The foregoing also renders meaningless any comparisons with our neighbouring countries in the field of tourism. In 2017-2018, according to the Pakistan Tourism Development Corporation, only 1.7 million tourists visited Pakistan in 2017, while — according to the World Tourism and Travel Council — tourism contributed 2.7 per cent to Pakistan’s $313 billion GDP. This comes out to be less than 8.5 billion dollars which, in all probability, is made up of visa fees, airline tickets and hotel charges from the hotels operating in the formal sector. While this may be so, given our peculiar nature of culture and habits, our domestic tourists —especially those from KP — prefer to look after themselves rather than letting their adventure lead to the creation of favourable employment opportunities for others.
India, during the same period, earned more than 260 billion US dollars from tourism, leading to the creation of thousands of jobs. While this comparison may be misleading on some counts, we have to agree that India offers more freedom and security to the tourists than Pakistan does.

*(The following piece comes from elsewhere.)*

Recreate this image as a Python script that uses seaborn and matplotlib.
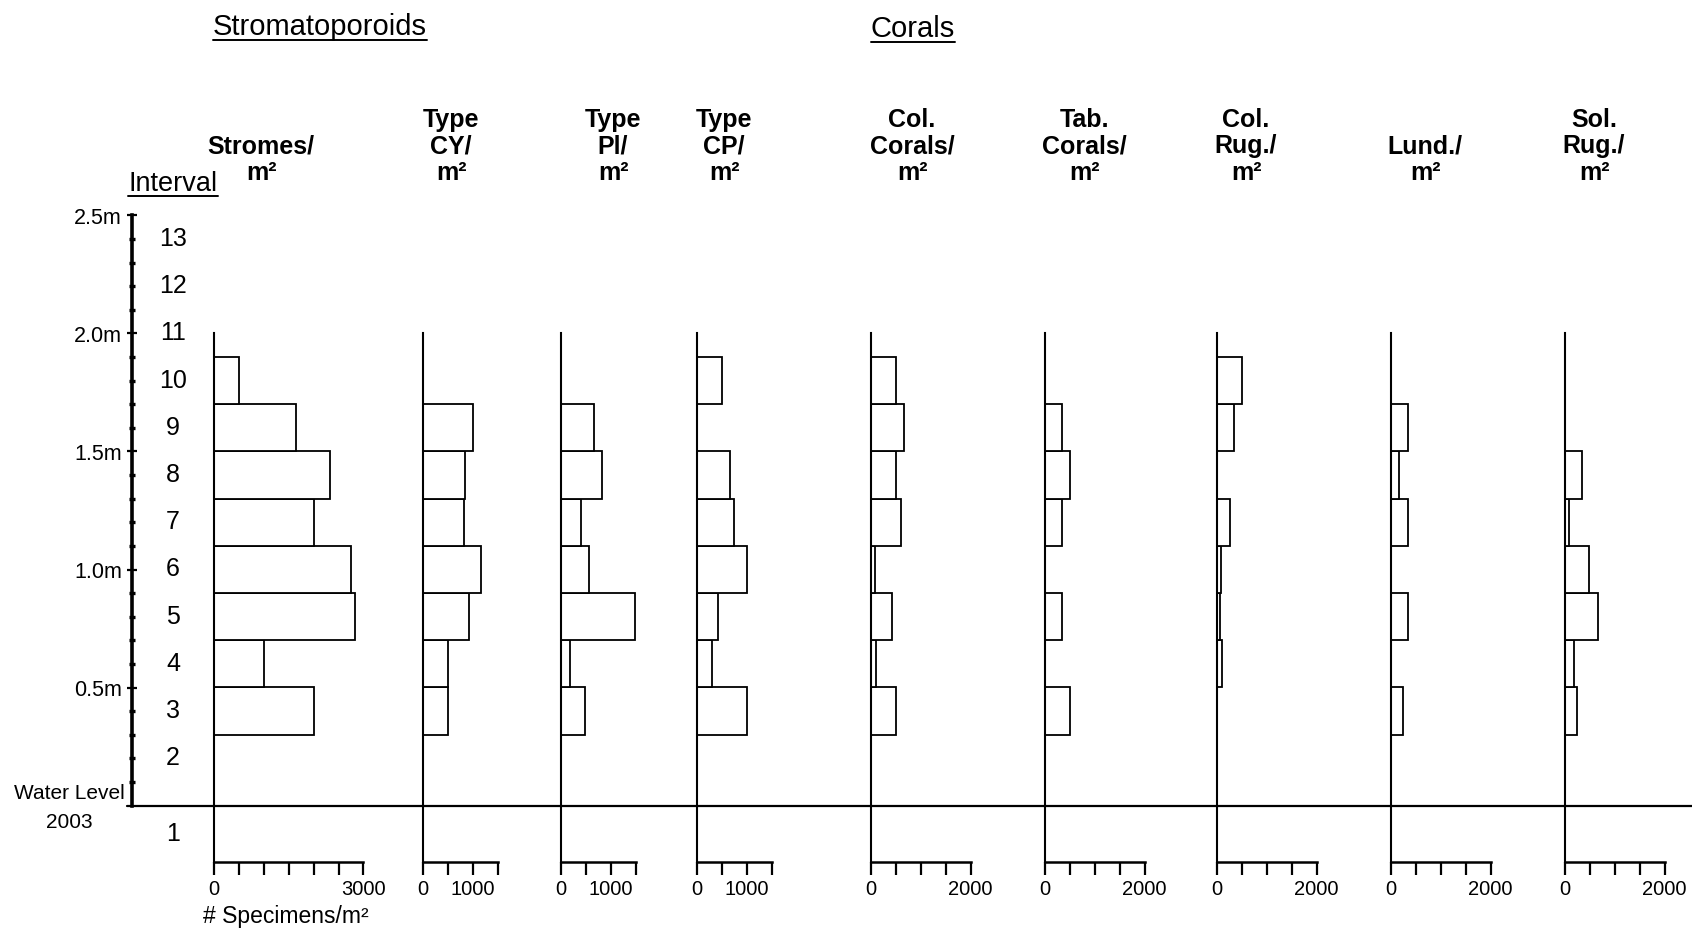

Also, we need to know that the international perspective on tourism is fast changing. According to the cover story in Time magazine’s August 18 issue, las year, faced with an annual intake of about 700 million tourists, many European countries are considering measures to stem the tide. These measures include higher rates of taxes for tourists, imposing fines and limiting the number of daily visitors to certain places. The mass movement of tourists in Europe is being considered a threat not only to the maintenance and preservation of famous landmarks but it is also feared that this trend is negatively impacting the lifestyles of the local communities.
It may not be an exaggeration to say that Pakistan’s most prized landmark is its wilderness, some of which may still be out of harm’s way. Here, we have a choice: we can preserve our wilderness from our domestic tourists to present it to the outside world through which we can earn some little foreign exchange (as revenue from tourism per se is revenue from export). But banking too much on bettering our lot from tourism appears to be a misplaced hope.